Jean-Paul Sartre was one miserable motherfucker. In my teens, I tried to read Nausea and I absolutely hated it. I think it remains the only time in my life I have given up reading a book half way through and hurled it into a rubbish bin in disgust. He may as well have just sprayed arsejuice all over the page. That’s how appalled I was with his moping, pretentious moans of existential pain. I’ll take a chunk of Camus over Sartre any day of the week.
But there is one thing of value that ol’ JPS squeezed out of his anguished existence. This excellent, multi-purpose quotation that I find sums up my feelings on an increasingly regular basis: “Hell is Other People”.

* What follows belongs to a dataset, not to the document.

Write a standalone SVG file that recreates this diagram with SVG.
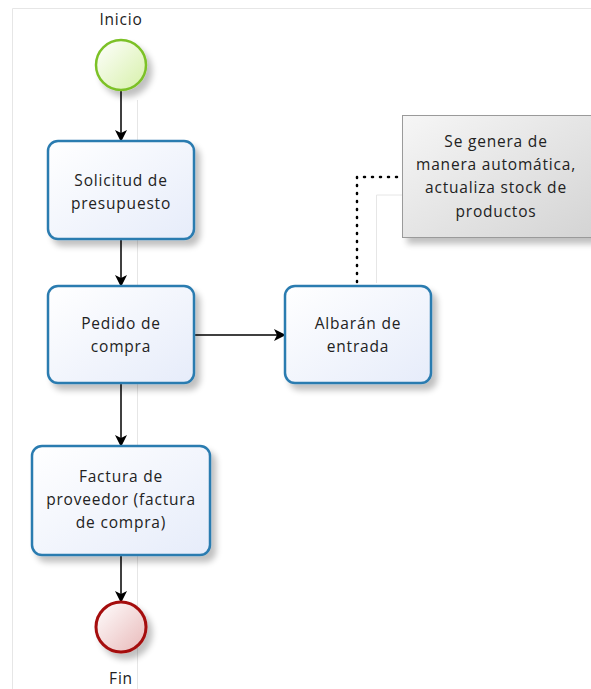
<svg xmlns="http://www.w3.org/2000/svg" width="591" height="689" viewBox="0 0 591 689">
<defs>
<linearGradient id="taskFill" x1="0" y1="0" x2="1" y2="1">
<stop offset="0" stop-color="#ffffff"/>
<stop offset="1" stop-color="#e6ecfa"/>
</linearGradient>
<linearGradient id="startFill" x1="0" y1="0" x2="1" y2="1">
<stop offset="0" stop-color="#ffffff"/>
<stop offset="1" stop-color="#d6f0a8"/>
</linearGradient>
<linearGradient id="endFill" x1="0" y1="0" x2="1" y2="1">
<stop offset="0" stop-color="#ffffff"/>
<stop offset="1" stop-color="#e8b8b8"/>
</linearGradient>
<linearGradient id="noteFill" x1="0" y1="0" x2="1" y2="1">
<stop offset="0" stop-color="#f6f6f6"/>
<stop offset="1" stop-color="#d4d4d4"/>
</linearGradient>
<filter id="shadow" x="-20%" y="-20%" width="150%" height="150%">
<feGaussianBlur in="SourceAlpha" stdDeviation="3"/>
<feOffset dx="5" dy="6" result="b"/>
<feComponentTransfer><feFuncA type="linear" slope="0.25"/></feComponentTransfer>
<feMerge><feMergeNode/><feMergeNode in="SourceGraphic"/></feMerge>
</filter>
<marker id="arrow" viewBox="0 0 12 12" refX="11" refY="6" markerWidth="12" markerHeight="12" markerUnits="userSpaceOnUse" orient="auto">
<path d="M0,0 L12,6 L0,12 L3,6 Z" fill="#000"/>
</marker>
</defs>
<style>
.task{fill:url(#taskFill);stroke:#2c7bb0;stroke-width:2.5;filter:url(#shadow)}
.lbl{font-family:"Open Sans","Noto Sans",sans-serif;font-size:15.5px;letter-spacing:0.8px;fill:#222;text-anchor:middle}
.flow{fill:none;stroke:#000;stroke-width:1.5;marker-end:url(#arrow)}
.assoc{fill:none;stroke:#000;stroke-width:2.5;stroke-dasharray:1 7;stroke-linecap:round}
.page{fill:none;stroke:#e6e6e6;stroke-width:1}
</style>
<rect width="591" height="689" fill="#ffffff"/>
<path class="page" d="M12.5,689 V8.5 H591"/>
<path class="page" d="M137.5,100 V689 M376.5,195 V283 M376.5,195 H402" stroke="#f0f0f0"/>

<g id="connectors">
<line class="flow" x1="121" y1="90" x2="121" y2="141"/>
<line class="flow" x1="121" y1="240" x2="121" y2="286"/>
<line class="flow" x1="121" y1="383" x2="121" y2="446"/>
<line class="flow" x1="121" y1="555" x2="121" y2="602"/>
<line class="flow" x1="194" y1="335" x2="285" y2="335"/>
<path class="assoc" d="M357,282 V177 H398"/>
</g>

<g id="inicio">
<circle cx="121" cy="65" r="25" fill="url(#startFill)" stroke="#7cc128" stroke-width="2.5" filter="url(#shadow)"/>
<text class="lbl" x="121" y="25">Inicio</text>
</g>

<g id="solicitud">
<rect class="task" x="48" y="141" width="146" height="98" rx="10"/>
<text class="lbl" x="121" y="186">Solicitud de</text>
<text class="lbl" x="121" y="209">presupuesto</text>
</g>

<g id="pedido">
<rect class="task" x="48" y="286" width="146" height="97" rx="10"/>
<text class="lbl" x="121" y="329">Pedido de</text>
<text class="lbl" x="121" y="352">compra</text>
</g>

<g id="albaran">
<rect class="task" x="285" y="286" width="146" height="97" rx="10"/>
<text class="lbl" x="358" y="329">Albarán de</text>
<text class="lbl" x="358" y="352">entrada</text>
</g>

<g id="factura">
<rect class="task" x="32" y="446" width="178" height="109" rx="10"/>
<text class="lbl" x="121" y="482">Factura de</text>
<text class="lbl" x="121" y="505">proveedor (factura</text>
<text class="lbl" x="121" y="528">de compra)</text>
</g>

<g id="fin">
<circle cx="121" cy="627" r="25" fill="url(#endFill)" stroke="#a50f0f" stroke-width="3" filter="url(#shadow)"/>
<text class="lbl" x="121" y="684">Fin</text>
</g>

<g id="nota">
<rect x="402.5" y="115.5" width="190" height="122" fill="url(#noteFill)" stroke="#9a9a9a" stroke-width="1" filter="url(#shadow)"/>
<text class="lbl" x="496" y="147">Se genera de</text>
<text class="lbl" x="496" y="170">manera automática,</text>
<text class="lbl" x="496" y="193">actualiza stock de</text>
<text class="lbl" x="496" y="217">productos</text>
</g>
</svg>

It was the office Summer Party last week. (Judging by the arctic gusts off the Thames, I’m guessing the party was a month late this year). And it’s becoming obvious to me that I don’t like most people. Outside of my circle of friends and family, I’d rather spend time on my own than be subjected to the inebriated blatherings of complete strangers.
I don’t know why People I Don’t Know think that it’s appropriate to share their sexual predilections and patently-bogus peccadilloes with me. I don’t care how drunk you are, I really don’t want to hear about your cunnilingus technique, and I could do without the exaggerated reconstructions to underscore the point.
And I hate the whole social pantomime of being asked dull questions that I don’t want to answer, followed by watching them as they ignore everything I say. Gah!
Other than that, the New Job is OK. No, really, it is.
Damn, too much coffee and not enough water today. I’m going to feel like I’ve been punched in the kidneys later on.